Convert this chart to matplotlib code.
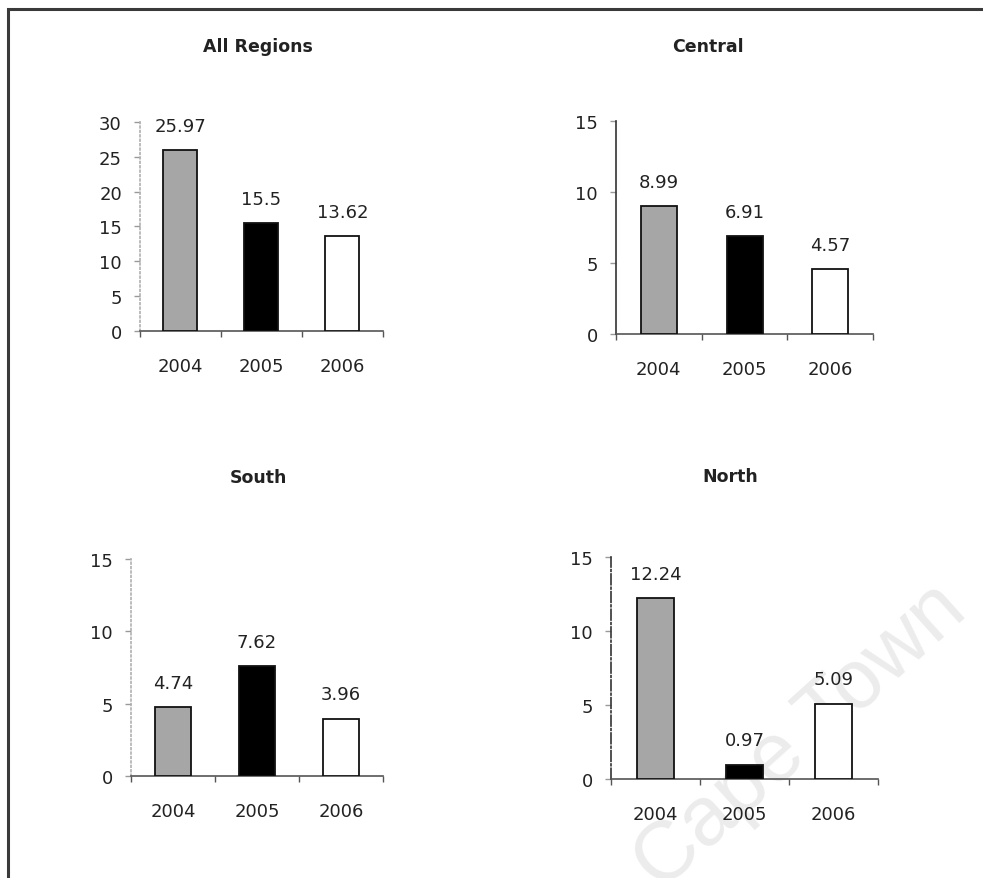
import matplotlib.pyplot as plt
from matplotlib.patches import Rectangle

years = ["2004", "2005", "2006"]

all_regions = [25.97, 15.5, 13.62]
central = [8.99, 6.91, 4.57]
south = [4.74, 7.62, 3.96]
north = [12.24, 0.97, 5.09]

panel_titles = ["All Regions", "Central", "South", "North"]
panel_values = [all_regions, central, south, north]
y_limits = [30, 15, 15, 15]
y_steps = [5, 5, 5, 5]

bar_faces = ["#a6a6a6", "#000000", "#ffffff"]

# axes boxes in figure fractions: left, bottom, width, height
boxes = [
    [0.1424, 0.6223, 0.2472, 0.2378],
    [0.6267, 0.6189, 0.2614, 0.2423],
    [0.1333, 0.1160, 0.2564, 0.2469],
    [0.6216, 0.1126, 0.2716, 0.2526],
]
title_pos = [(258, 47), (708, 47), (258, 478), (730, 477)]
left_spine = [(":", "#b0b0b0"), ("-", "#333333"), (":", "#b0b0b0"), ("-.", "#333333")]

W, H = 983, 879
fig = plt.figure(figsize=(W / 100, H / 100), dpi=100)
fig.patch.set_facecolor("white")

# page frame, open to the right and bottom
fig.add_artist(Rectangle((8 / W, -0.05), 1.2, 1 - 10 / H + 0.05,
                         transform=fig.transFigure, fill=False,
                         edgecolor="#3a3a3a", linewidth=2.2, zorder=5))

# faint watermark behind the charts
fig.text(800 / W, 1 - 737 / H, "Cape Town", fontsize=60, family="Liberation Sans",
         color="#ececec", rotation=42, ha="center", va="center", zorder=-1)

x = list(range(len(years)))
for box, title, vals, ymax, step, (ls, lc), (tx, ty) in zip(
        boxes, panel_titles, panel_values, y_limits, y_steps, left_spine, title_pos):
    ax = fig.add_axes(box)
    ax.patch.set_alpha(0)
    ax.bar(x, vals, width=0.42, color=bar_faces, edgecolor="#111111", linewidth=1.3, zorder=3)
    for xi, v in zip(x, vals):
        ax.annotate(f"{v:g}", (xi, v), xytext=(0, 11), textcoords="offset points",
                    ha="center", va="bottom", fontsize=13, color="#222222")

    ax.set_xlim(-0.5, 2.5)
    ax.set_ylim(0, ymax)
    ax.set_yticks(range(0, ymax + 1, step))
    ax.set_xticks(x)
    ax.set_xticklabels(years)
    ax.set_xticks([-0.5, 0.5, 1.5, 2.5], minor=True)

    for side in ("top", "right"):
        ax.spines[side].set_visible(False)
    ax.spines["bottom"].set_color("#555555")
    ax.spines["bottom"].set_linewidth(1.2)
    ax.spines["left"].set_linestyle(ls)
    ax.spines["left"].set_color(lc)
    ax.spines["left"].set_linewidth(1.2)

    ax.tick_params(axis="x", which="major", length=0, pad=19, labelsize=13, labelcolor="#222222")
    ax.tick_params(axis="x", which="minor", length=4, width=1, color="#555555", direction="out")
    ax.tick_params(axis="y", length=4, width=1, color="#999999", pad=9,
                   labelsize=13, labelcolor="#222222")

    fig.text(tx / W, 1 - ty / H, title, ha="center", va="center",
             fontsize=12.5, fontweight="bold", color="#222222")

fig.savefig("out.png", dpi=100)
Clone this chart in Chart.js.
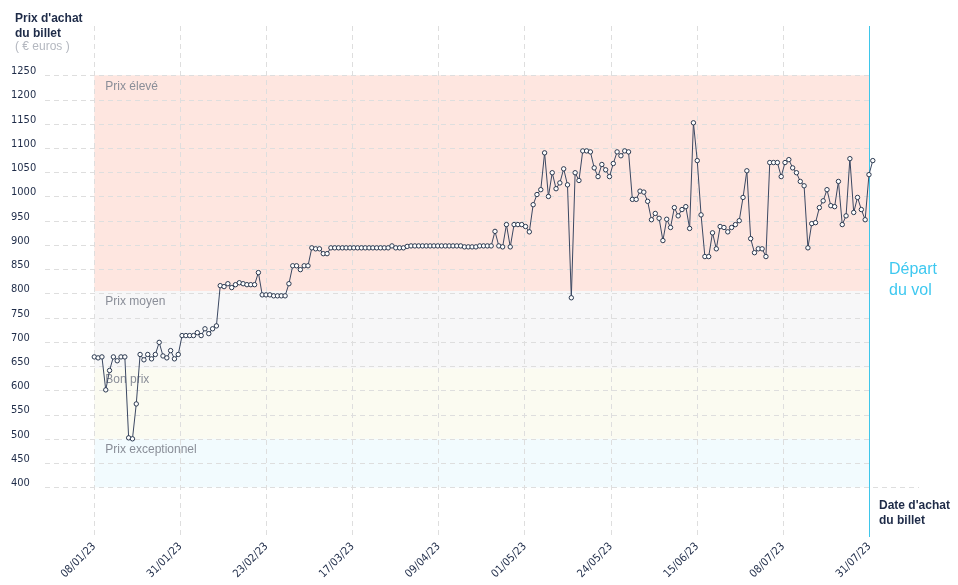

• Instructions to follow: Leave out the pictures and output every record above precisely as given.

• Response to the task:
Convert this chart to matplotlib code.
import matplotlib.pyplot as plt
from matplotlib.patches import Rectangle

years = ["2004", "2005", "2006"]

all_regions = [25.97, 15.5, 13.62]
central = [8.99, 6.91, 4.57]
south = [4.74, 7.62, 3.96]
north = [12.24, 0.97, 5.09]

panel_titles = ["All Regions", "Central", "South", "North"]
panel_values = [all_regions, central, south, north]
y_limits = [30, 15, 15, 15]
y_steps = [5, 5, 5, 5]

bar_faces = ["#a6a6a6", "#000000", "#ffffff"]

# axes boxes in figure fractions: left, bottom, width, height
boxes = [
    [0.1424, 0.6223, 0.2472, 0.2378],
    [0.6267, 0.6189, 0.2614, 0.2423],
    [0.1333, 0.1160, 0.2564, 0.2469],
    [0.6216, 0.1126, 0.2716, 0.2526],
]
title_pos = [(258, 47), (708, 47), (258, 478), (730, 477)]
left_spine = [(":", "#b0b0b0"), ("-", "#333333"), (":", "#b0b0b0"), ("-.", "#333333")]

W, H = 983, 879
fig = plt.figure(figsize=(W / 100, H / 100), dpi=100)
fig.patch.set_facecolor("white")

# page frame, open to the right and bottom
fig.add_artist(Rectangle((8 / W, -0.05), 1.2, 1 - 10 / H + 0.05,
                         transform=fig.transFigure, fill=False,
                         edgecolor="#3a3a3a", linewidth=2.2, zorder=5))

# faint watermark behind the charts
fig.text(800 / W, 1 - 737 / H, "Cape Town", fontsize=60, family="Liberation Sans",
         color="#ececec", rotation=42, ha="center", va="center", zorder=-1)

x = list(range(len(years)))
for box, title, vals, ymax, step, (ls, lc), (tx, ty) in zip(
        boxes, panel_titles, panel_values, y_limits, y_steps, left_spine, title_pos):
    ax = fig.add_axes(box)
    ax.patch.set_alpha(0)
    ax.bar(x, vals, width=0.42, color=bar_faces, edgecolor="#111111", linewidth=1.3, zorder=3)
    for xi, v in zip(x, vals):
        ax.annotate(f"{v:g}", (xi, v), xytext=(0, 11), textcoords="offset points",
                    ha="center", va="bottom", fontsize=13, color="#222222")

    ax.set_xlim(-0.5, 2.5)
    ax.set_ylim(0, ymax)
    ax.set_yticks(range(0, ymax + 1, step))
    ax.set_xticks(x)
    ax.set_xticklabels(years)
    ax.set_xticks([-0.5, 0.5, 1.5, 2.5], minor=True)

    for side in ("top", "right"):
        ax.spines[side].set_visible(False)
    ax.spines["bottom"].set_color("#555555")
    ax.spines["bottom"].set_linewidth(1.2)
    ax.spines["left"].set_linestyle(ls)
    ax.spines["left"].set_color(lc)
    ax.spines["left"].set_linewidth(1.2)

    ax.tick_params(axis="x", which="major", length=0, pad=19, labelsize=13, labelcolor="#222222")
    ax.tick_params(axis="x", which="minor", length=4, width=1, color="#555555", direction="out")
    ax.tick_params(axis="y", length=4, width=1, color="#999999", pad=9,
                   labelsize=13, labelcolor="#222222")

    fig.text(tx / W, 1 - ty / H, title, ha="center", va="center",
             fontsize=12.5, fontweight="bold", color="#222222")

fig.savefig("out.png", dpi=100)
Clone this chart in Chart.js.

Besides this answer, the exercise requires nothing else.